Work required
Reproduce nothing but the lines from the start of the material through the line that includes "(437,194) -- cycle;", both ends included, and omit every picture.

Collected data
+++++

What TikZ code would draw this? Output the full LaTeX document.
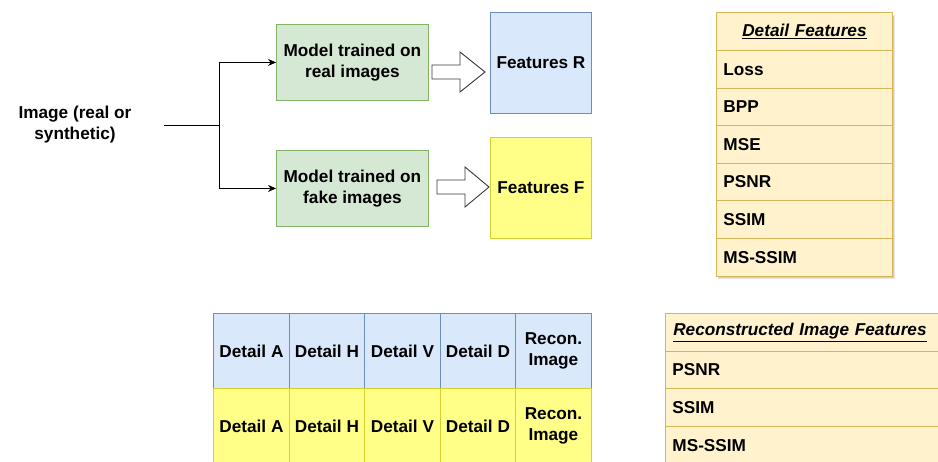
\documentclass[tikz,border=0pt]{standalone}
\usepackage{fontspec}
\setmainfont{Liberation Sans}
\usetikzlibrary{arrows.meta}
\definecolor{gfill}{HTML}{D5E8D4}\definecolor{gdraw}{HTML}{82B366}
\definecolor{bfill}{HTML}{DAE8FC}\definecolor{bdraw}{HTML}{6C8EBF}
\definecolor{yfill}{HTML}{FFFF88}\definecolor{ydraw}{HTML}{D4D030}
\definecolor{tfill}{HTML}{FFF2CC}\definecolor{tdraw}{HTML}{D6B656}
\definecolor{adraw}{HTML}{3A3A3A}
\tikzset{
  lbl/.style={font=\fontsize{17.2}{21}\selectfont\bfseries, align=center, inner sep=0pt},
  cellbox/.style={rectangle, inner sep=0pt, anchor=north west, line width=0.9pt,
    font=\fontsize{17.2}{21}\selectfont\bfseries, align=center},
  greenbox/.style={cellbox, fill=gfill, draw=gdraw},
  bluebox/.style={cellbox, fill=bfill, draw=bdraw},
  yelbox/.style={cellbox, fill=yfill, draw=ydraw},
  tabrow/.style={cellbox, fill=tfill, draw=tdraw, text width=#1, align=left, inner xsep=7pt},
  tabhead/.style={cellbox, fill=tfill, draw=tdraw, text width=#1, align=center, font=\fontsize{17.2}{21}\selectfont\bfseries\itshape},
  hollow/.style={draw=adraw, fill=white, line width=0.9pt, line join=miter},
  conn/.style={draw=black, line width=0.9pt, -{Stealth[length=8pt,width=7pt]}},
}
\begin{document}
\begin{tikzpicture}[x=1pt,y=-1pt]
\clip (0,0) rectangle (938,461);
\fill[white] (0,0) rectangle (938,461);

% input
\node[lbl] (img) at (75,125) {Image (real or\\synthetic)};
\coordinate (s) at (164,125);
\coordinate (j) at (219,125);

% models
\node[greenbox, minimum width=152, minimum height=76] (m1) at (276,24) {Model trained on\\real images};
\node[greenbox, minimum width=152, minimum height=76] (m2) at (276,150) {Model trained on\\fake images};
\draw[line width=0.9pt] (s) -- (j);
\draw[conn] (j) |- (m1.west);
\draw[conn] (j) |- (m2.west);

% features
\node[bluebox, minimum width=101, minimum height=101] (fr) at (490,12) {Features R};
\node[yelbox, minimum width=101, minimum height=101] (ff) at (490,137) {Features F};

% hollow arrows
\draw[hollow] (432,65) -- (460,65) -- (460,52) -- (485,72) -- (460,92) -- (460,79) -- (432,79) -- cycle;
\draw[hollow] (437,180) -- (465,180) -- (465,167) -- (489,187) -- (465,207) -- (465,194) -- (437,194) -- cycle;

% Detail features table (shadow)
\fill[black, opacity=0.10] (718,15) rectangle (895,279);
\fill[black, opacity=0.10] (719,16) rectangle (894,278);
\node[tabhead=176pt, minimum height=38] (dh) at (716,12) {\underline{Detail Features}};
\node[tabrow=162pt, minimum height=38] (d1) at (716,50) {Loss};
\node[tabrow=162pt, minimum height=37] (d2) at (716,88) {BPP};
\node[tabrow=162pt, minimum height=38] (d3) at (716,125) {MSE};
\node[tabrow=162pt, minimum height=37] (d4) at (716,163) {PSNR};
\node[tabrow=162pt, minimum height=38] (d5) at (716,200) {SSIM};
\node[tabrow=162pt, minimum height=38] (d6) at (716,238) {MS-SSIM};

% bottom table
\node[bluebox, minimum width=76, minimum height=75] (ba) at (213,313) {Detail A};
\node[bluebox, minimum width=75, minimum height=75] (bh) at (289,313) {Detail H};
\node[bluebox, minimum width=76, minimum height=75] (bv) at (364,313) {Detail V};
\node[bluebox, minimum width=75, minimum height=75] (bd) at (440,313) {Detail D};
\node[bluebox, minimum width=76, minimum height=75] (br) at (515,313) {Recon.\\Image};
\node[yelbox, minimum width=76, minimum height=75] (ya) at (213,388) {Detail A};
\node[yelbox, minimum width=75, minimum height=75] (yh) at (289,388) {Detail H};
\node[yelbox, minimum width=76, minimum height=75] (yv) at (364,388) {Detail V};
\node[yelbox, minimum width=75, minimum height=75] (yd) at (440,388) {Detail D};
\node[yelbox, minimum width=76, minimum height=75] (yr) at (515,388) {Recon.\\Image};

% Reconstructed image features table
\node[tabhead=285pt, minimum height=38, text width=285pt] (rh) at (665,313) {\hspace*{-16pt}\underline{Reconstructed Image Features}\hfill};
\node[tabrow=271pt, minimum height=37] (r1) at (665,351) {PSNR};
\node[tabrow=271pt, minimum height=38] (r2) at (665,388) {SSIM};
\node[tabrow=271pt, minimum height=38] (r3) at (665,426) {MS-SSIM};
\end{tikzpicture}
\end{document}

+++++

Answer for the task
What TikZ code would draw this? Output the full LaTeX document.
\documentclass[tikz,border=0pt]{standalone}
\usepackage{fontspec}
\setmainfont{Liberation Sans}
\usetikzlibrary{arrows.meta}
\definecolor{gfill}{HTML}{D5E8D4}\definecolor{gdraw}{HTML}{82B366}
\definecolor{bfill}{HTML}{DAE8FC}\definecolor{bdraw}{HTML}{6C8EBF}
\definecolor{yfill}{HTML}{FFFF88}\definecolor{ydraw}{HTML}{D4D030}
\definecolor{tfill}{HTML}{FFF2CC}\definecolor{tdraw}{HTML}{D6B656}
\definecolor{adraw}{HTML}{3A3A3A}
\tikzset{
  lbl/.style={font=\fontsize{17.2}{21}\selectfont\bfseries, align=center, inner sep=0pt},
  cellbox/.style={rectangle, inner sep=0pt, anchor=north west, line width=0.9pt,
    font=\fontsize{17.2}{21}\selectfont\bfseries, align=center},
  greenbox/.style={cellbox, fill=gfill, draw=gdraw},
  bluebox/.style={cellbox, fill=bfill, draw=bdraw},
  yelbox/.style={cellbox, fill=yfill, draw=ydraw},
  tabrow/.style={cellbox, fill=tfill, draw=tdraw, text width=#1, align=left, inner xsep=7pt},
  tabhead/.style={cellbox, fill=tfill, draw=tdraw, text width=#1, align=center, font=\fontsize{17.2}{21}\selectfont\bfseries\itshape},
  hollow/.style={draw=adraw, fill=white, line width=0.9pt, line join=miter},
  conn/.style={draw=black, line width=0.9pt, -{Stealth[length=8pt,width=7pt]}},
}
\begin{document}
\begin{tikzpicture}[x=1pt,y=-1pt]
\clip (0,0) rectangle (938,461);
\fill[white] (0,0) rectangle (938,461);

% input
\node[lbl] (img) at (75,125) {Image (real or\\synthetic)};
\coordinate (s) at (164,125);
\coordinate (j) at (219,125);

% models
\node[greenbox, minimum width=152, minimum height=76] (m1) at (276,24) {Model trained on\\real images};
\node[greenbox, minimum width=152, minimum height=76] (m2) at (276,150) {Model trained on\\fake images};
\draw[line width=0.9pt] (s) -- (j);
\draw[conn] (j) |- (m1.west);
\draw[conn] (j) |- (m2.west);

% features
\node[bluebox, minimum width=101, minimum height=101] (fr) at (490,12) {Features R};
\node[yelbox, minimum width=101, minimum height=101] (ff) at (490,137) {Features F};

% hollow arrows
\draw[hollow] (432,65) -- (460,65) -- (460,52) -- (485,72) -- (460,92) -- (460,79) -- (432,79) -- cycle;
\draw[hollow] (437,180) -- (465,180) -- (465,167) -- (489,187) -- (465,207) -- (465,194) -- (437,194) -- cycle;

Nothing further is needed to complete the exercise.